> _DATA LISTING_:
------------------------------

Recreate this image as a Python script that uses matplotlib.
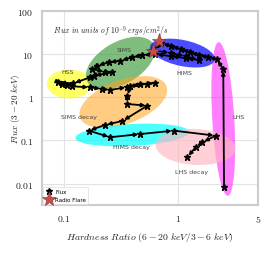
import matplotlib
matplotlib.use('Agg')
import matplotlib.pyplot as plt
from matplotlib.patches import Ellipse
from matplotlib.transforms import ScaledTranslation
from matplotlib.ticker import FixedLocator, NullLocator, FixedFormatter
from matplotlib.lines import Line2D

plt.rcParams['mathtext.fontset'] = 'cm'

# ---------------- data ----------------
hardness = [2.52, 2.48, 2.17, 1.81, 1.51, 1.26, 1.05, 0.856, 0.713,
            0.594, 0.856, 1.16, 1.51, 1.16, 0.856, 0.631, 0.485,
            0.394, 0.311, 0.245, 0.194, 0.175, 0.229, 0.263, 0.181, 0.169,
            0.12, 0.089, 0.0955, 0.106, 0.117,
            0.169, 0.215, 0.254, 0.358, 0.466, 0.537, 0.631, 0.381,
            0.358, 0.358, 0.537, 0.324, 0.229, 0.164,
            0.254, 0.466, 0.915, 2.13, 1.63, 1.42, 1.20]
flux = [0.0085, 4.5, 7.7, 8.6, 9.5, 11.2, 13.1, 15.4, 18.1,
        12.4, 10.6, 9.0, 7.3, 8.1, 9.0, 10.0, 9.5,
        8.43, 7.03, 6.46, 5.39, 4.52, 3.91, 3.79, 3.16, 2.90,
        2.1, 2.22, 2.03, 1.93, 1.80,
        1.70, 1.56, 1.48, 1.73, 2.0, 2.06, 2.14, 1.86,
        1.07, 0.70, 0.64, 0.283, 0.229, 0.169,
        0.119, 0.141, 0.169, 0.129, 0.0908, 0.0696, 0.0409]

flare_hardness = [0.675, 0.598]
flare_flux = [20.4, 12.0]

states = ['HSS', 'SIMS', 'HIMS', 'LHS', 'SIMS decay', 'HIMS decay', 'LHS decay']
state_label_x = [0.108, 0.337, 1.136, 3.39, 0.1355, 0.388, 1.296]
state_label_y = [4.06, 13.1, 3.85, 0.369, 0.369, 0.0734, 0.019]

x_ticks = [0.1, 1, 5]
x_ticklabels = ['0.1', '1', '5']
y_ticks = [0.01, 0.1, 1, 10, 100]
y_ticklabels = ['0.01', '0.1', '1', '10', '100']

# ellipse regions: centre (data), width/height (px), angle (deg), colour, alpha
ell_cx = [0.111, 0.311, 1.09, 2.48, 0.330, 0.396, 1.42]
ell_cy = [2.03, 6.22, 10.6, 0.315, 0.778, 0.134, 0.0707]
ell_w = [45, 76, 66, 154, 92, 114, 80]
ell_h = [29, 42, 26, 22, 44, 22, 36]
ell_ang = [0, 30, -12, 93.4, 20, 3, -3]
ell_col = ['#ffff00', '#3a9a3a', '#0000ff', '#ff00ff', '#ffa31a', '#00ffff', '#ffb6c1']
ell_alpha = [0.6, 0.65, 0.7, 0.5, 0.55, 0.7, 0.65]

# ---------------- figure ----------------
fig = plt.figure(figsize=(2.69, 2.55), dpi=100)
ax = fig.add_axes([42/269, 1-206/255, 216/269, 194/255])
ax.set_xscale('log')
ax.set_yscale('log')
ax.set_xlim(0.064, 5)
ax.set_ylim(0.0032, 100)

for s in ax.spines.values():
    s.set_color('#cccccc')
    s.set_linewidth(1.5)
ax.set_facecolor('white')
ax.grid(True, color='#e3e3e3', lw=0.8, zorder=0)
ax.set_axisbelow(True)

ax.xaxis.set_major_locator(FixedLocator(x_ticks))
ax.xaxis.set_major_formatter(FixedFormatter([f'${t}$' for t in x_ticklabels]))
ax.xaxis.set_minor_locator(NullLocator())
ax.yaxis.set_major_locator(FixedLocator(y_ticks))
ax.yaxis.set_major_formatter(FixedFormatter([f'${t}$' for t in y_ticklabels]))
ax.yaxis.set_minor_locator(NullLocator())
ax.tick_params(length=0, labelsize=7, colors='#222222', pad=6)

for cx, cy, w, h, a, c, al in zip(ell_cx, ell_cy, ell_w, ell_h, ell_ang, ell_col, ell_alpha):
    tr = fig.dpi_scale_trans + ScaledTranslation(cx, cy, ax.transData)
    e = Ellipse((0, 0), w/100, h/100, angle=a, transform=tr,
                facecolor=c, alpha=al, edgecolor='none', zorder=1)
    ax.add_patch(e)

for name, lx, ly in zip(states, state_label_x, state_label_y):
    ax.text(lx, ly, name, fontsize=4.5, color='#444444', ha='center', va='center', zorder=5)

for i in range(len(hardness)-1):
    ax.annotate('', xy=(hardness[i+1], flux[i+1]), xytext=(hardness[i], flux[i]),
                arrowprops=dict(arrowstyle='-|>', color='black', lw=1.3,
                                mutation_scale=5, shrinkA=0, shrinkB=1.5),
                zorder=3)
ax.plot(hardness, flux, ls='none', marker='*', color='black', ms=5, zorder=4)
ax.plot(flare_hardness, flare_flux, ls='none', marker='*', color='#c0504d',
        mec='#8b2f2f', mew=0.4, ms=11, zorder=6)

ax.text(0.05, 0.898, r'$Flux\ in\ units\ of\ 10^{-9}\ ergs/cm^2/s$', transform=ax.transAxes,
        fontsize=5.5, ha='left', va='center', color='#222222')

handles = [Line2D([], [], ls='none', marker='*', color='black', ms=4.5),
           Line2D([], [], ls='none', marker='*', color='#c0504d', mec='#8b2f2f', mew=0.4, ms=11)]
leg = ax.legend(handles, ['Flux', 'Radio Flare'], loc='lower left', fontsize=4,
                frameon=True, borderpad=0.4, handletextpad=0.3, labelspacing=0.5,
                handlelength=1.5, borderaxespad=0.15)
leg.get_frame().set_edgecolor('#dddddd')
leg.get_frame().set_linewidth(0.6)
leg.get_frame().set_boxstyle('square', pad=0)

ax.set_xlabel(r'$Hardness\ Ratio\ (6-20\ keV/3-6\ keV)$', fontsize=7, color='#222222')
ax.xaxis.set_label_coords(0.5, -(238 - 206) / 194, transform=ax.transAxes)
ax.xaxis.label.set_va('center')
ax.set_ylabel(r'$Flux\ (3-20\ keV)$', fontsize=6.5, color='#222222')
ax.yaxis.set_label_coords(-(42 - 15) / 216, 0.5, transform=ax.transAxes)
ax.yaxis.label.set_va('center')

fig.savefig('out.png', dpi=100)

------------------------------

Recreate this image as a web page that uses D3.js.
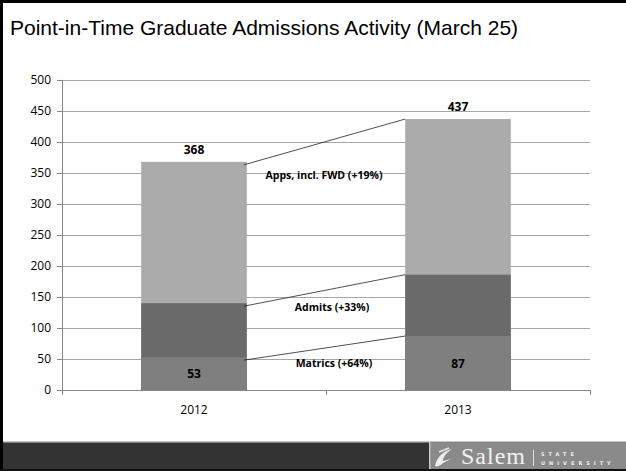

------------------------------

> _TASK REQUIREMENTS_: Word for word, repeat the lines above from the one with "Recreate this image as a Python" through the one with "plt.rcParams['mathtext.fontset'] = 'cm'", and nothing beyond them. Omit the pictures.

> _SOLUTION FOR THIS PROBLEM_:
Recreate this image as a Python script that uses matplotlib.
import matplotlib
matplotlib.use('Agg')
import matplotlib.pyplot as plt
from matplotlib.patches import Ellipse
from matplotlib.transforms import ScaledTranslation
from matplotlib.ticker import FixedLocator, NullLocator, FixedFormatter
from matplotlib.lines import Line2D

plt.rcParams['mathtext.fontset'] = 'cm'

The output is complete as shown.